### CHALLENGE
Write out the entire listing below exactly, with the pictures left out.
___ RECORDS FOR PROCESSING
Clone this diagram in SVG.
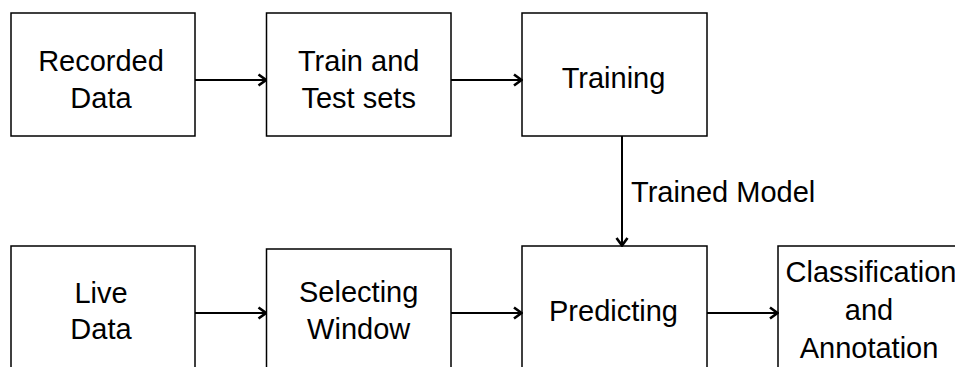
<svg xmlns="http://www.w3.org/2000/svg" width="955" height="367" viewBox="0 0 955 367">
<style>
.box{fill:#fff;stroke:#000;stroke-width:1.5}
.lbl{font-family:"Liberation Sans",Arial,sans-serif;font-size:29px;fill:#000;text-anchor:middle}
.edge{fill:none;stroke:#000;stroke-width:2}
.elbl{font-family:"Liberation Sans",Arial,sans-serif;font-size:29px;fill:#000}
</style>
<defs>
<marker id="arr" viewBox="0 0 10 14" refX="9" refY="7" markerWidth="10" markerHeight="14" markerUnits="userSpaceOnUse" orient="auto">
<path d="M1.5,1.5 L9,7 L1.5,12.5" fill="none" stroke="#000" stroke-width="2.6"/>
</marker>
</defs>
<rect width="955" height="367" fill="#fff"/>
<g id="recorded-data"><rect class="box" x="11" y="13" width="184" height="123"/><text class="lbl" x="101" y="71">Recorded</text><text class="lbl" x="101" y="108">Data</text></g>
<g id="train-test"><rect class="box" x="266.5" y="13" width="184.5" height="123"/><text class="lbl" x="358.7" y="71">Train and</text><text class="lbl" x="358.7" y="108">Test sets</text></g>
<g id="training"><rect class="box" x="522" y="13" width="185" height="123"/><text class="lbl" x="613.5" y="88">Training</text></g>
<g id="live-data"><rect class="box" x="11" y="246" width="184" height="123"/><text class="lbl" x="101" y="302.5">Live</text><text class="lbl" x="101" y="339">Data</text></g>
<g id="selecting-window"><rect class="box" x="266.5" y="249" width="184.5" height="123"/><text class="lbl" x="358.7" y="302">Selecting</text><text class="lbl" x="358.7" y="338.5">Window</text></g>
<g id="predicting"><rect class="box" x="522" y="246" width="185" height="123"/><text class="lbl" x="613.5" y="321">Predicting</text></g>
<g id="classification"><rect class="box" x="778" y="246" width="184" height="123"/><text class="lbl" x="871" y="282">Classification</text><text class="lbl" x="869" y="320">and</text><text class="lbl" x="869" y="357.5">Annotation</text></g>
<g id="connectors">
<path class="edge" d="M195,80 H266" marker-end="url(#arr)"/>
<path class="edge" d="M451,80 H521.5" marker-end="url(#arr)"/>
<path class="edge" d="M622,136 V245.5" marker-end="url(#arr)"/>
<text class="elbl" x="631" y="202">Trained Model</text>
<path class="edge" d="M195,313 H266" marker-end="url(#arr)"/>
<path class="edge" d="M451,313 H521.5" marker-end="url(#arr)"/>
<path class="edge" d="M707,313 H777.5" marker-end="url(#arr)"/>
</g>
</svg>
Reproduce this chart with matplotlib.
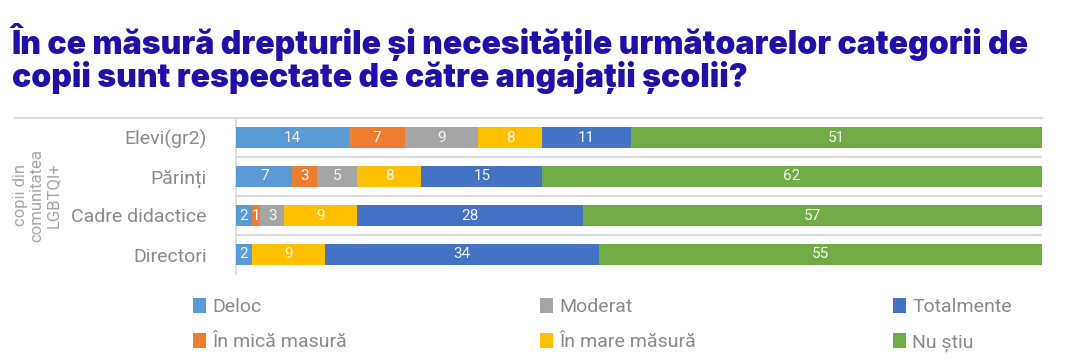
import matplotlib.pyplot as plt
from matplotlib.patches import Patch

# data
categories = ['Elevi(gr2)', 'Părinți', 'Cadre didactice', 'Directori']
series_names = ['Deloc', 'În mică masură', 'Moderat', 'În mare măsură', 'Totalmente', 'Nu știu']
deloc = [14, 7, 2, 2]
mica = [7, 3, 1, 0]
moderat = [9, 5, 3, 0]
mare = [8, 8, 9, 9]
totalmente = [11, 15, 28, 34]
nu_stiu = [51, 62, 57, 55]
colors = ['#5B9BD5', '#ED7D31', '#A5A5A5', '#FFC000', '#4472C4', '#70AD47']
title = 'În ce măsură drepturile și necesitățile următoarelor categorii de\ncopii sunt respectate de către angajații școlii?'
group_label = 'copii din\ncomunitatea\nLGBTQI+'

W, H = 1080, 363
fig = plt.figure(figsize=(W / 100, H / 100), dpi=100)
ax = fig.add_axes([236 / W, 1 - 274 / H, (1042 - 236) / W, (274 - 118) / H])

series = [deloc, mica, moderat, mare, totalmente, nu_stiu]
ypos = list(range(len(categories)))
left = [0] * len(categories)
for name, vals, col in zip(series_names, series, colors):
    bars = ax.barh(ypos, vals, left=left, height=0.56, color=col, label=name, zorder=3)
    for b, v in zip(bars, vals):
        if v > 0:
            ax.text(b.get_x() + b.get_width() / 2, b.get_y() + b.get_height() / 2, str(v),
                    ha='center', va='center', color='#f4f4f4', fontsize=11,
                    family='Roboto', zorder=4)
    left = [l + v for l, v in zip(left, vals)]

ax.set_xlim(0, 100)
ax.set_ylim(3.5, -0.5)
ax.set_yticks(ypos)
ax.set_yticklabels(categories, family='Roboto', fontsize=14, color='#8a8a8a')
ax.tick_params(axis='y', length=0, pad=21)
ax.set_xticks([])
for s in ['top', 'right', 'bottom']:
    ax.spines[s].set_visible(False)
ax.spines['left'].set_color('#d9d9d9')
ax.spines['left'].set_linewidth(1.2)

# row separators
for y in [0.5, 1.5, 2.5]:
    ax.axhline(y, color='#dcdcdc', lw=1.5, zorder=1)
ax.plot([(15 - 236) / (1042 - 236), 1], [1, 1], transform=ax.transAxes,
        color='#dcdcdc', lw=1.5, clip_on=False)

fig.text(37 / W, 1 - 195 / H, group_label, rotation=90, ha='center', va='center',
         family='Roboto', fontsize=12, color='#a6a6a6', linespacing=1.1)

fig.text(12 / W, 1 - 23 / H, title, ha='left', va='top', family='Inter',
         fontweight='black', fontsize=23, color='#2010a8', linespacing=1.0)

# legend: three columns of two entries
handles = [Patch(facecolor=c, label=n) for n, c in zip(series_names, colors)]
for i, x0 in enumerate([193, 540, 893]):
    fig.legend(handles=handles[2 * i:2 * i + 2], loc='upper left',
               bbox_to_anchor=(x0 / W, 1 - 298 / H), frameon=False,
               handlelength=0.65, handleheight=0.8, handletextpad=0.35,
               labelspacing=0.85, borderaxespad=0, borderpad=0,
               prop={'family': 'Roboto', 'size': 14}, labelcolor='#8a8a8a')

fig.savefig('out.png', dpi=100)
______
### PROBLEM SOLUTION
Clone this diagram in SVG.
<svg xmlns="http://www.w3.org/2000/svg" width="955" height="367" viewBox="0 0 955 367">
<style>
.box{fill:#fff;stroke:#000;stroke-width:1.5}
.lbl{font-family:"Liberation Sans",Arial,sans-serif;font-size:29px;fill:#000;text-anchor:middle}
.edge{fill:none;stroke:#000;stroke-width:2}
.elbl{font-family:"Liberation Sans",Arial,sans-serif;font-size:29px;fill:#000}
</style>
<defs>
<marker id="arr" viewBox="0 0 10 14" refX="9" refY="7" markerWidth="10" markerHeight="14" markerUnits="userSpaceOnUse" orient="auto">
<path d="M1.5,1.5 L9,7 L1.5,12.5" fill="none" stroke="#000" stroke-width="2.6"/>
</marker>
</defs>
<rect width="955" height="367" fill="#fff"/>
<g id="recorded-data"><rect class="box" x="11" y="13" width="184" height="123"/><text class="lbl" x="101" y="71">Recorded</text><text class="lbl" x="101" y="108">Data</text></g>
<g id="train-test"><rect class="box" x="266.5" y="13" width="184.5" height="123"/><text class="lbl" x="358.7" y="71">Train and</text><text class="lbl" x="358.7" y="108">Test sets</text></g>
<g id="training"><rect class="box" x="522" y="13" width="185" height="123"/><text class="lbl" x="613.5" y="88">Training</text></g>
<g id="live-data"><rect class="box" x="11" y="246" width="184" height="123"/><text class="lbl" x="101" y="302.5">Live</text><text class="lbl" x="101" y="339">Data</text></g>
<g id="selecting-window"><rect class="box" x="266.5" y="249" width="184.5" height="123"/><text class="lbl" x="358.7" y="302">Selecting</text><text class="lbl" x="358.7" y="338.5">Window</text></g>
<g id="predicting"><rect class="box" x="522" y="246" width="185" height="123"/><text class="lbl" x="613.5" y="321">Predicting</text></g>
<g id="classification"><rect class="box" x="778" y="246" width="184" height="123"/><text class="lbl" x="871" y="282">Classification</text><text class="lbl" x="869" y="320">and</text><text class="lbl" x="869" y="357.5">Annotation</text></g>
<g id="connectors">
<path class="edge" d="M195,80 H266" marker-end="url(#arr)"/>
<path class="edge" d="M451,80 H521.5" marker-end="url(#arr)"/>
<path class="edge" d="M622,136 V245.5" marker-end="url(#arr)"/>
<text class="elbl" x="631" y="202">Trained Model</text>
<path class="edge" d="M195,313 H266" marker-end="url(#arr)"/>
<path class="edge" d="M451,313 H521.5" marker-end="url(#arr)"/>
<path class="edge" d="M707,313 H777.5" marker-end="url(#arr)"/>
</g>
</svg>
Reproduce this chart with matplotlib.
import matplotlib.pyplot as plt
from matplotlib.patches import Patch

# data
categories = ['Elevi(gr2)', 'Părinți', 'Cadre didactice', 'Directori']
series_names = ['Deloc', 'În mică masură', 'Moderat', 'În mare măsură', 'Totalmente', 'Nu știu']
deloc = [14, 7, 2, 2]
mica = [7, 3, 1, 0]
moderat = [9, 5, 3, 0]
mare = [8, 8, 9, 9]
totalmente = [11, 15, 28, 34]
nu_stiu = [51, 62, 57, 55]
colors = ['#5B9BD5', '#ED7D31', '#A5A5A5', '#FFC000', '#4472C4', '#70AD47']
title = 'În ce măsură drepturile și necesitățile următoarelor categorii de\ncopii sunt respectate de către angajații școlii?'
group_label = 'copii din\ncomunitatea\nLGBTQI+'

W, H = 1080, 363
fig = plt.figure(figsize=(W / 100, H / 100), dpi=100)
ax = fig.add_axes([236 / W, 1 - 274 / H, (1042 - 236) / W, (274 - 118) / H])

series = [deloc, mica, moderat, mare, totalmente, nu_stiu]
ypos = list(range(len(categories)))
left = [0] * len(categories)
for name, vals, col in zip(series_names, series, colors):
    bars = ax.barh(ypos, vals, left=left, height=0.56, color=col, label=name, zorder=3)
    for b, v in zip(bars, vals):
        if v > 0:
            ax.text(b.get_x() + b.get_width() / 2, b.get_y() + b.get_height() / 2, str(v),
                    ha='center', va='center', color='#f4f4f4', fontsize=11,
                    family='Roboto', zorder=4)
    left = [l + v for l, v in zip(left, vals)]

ax.set_xlim(0, 100)
ax.set_ylim(3.5, -0.5)
ax.set_yticks(ypos)
ax.set_yticklabels(categories, family='Roboto', fontsize=14, color='#8a8a8a')
ax.tick_params(axis='y', length=0, pad=21)
ax.set_xticks([])
for s in ['top', 'right', 'bottom']:
    ax.spines[s].set_visible(False)
ax.spines['left'].set_color('#d9d9d9')
ax.spines['left'].set_linewidth(1.2)

# row separators
for y in [0.5, 1.5, 2.5]:
    ax.axhline(y, color='#dcdcdc', lw=1.5, zorder=1)
ax.plot([(15 - 236) / (1042 - 236), 1], [1, 1], transform=ax.transAxes,
        color='#dcdcdc', lw=1.5, clip_on=False)

fig.text(37 / W, 1 - 195 / H, group_label, rotation=90, ha='center', va='center',
         family='Roboto', fontsize=12, color='#a6a6a6', linespacing=1.1)

fig.text(12 / W, 1 - 23 / H, title, ha='left', va='top', family='Inter',
         fontweight='black', fontsize=23, color='#2010a8', linespacing=1.0)

# legend: three columns of two entries
handles = [Patch(facecolor=c, label=n) for n, c in zip(series_names, colors)]
for i, x0 in enumerate([193, 540, 893]):
    fig.legend(handles=handles[2 * i:2 * i + 2], loc='upper left',
               bbox_to_anchor=(x0 / W, 1 - 298 / H), frameon=False,
               handlelength=0.65, handleheight=0.8, handletextpad=0.35,
               labelspacing=0.85, borderaxespad=0, borderpad=0,
               prop={'family': 'Roboto', 'size': 14}, labelcolor='#8a8a8a')

fig.savefig('out.png', dpi=100)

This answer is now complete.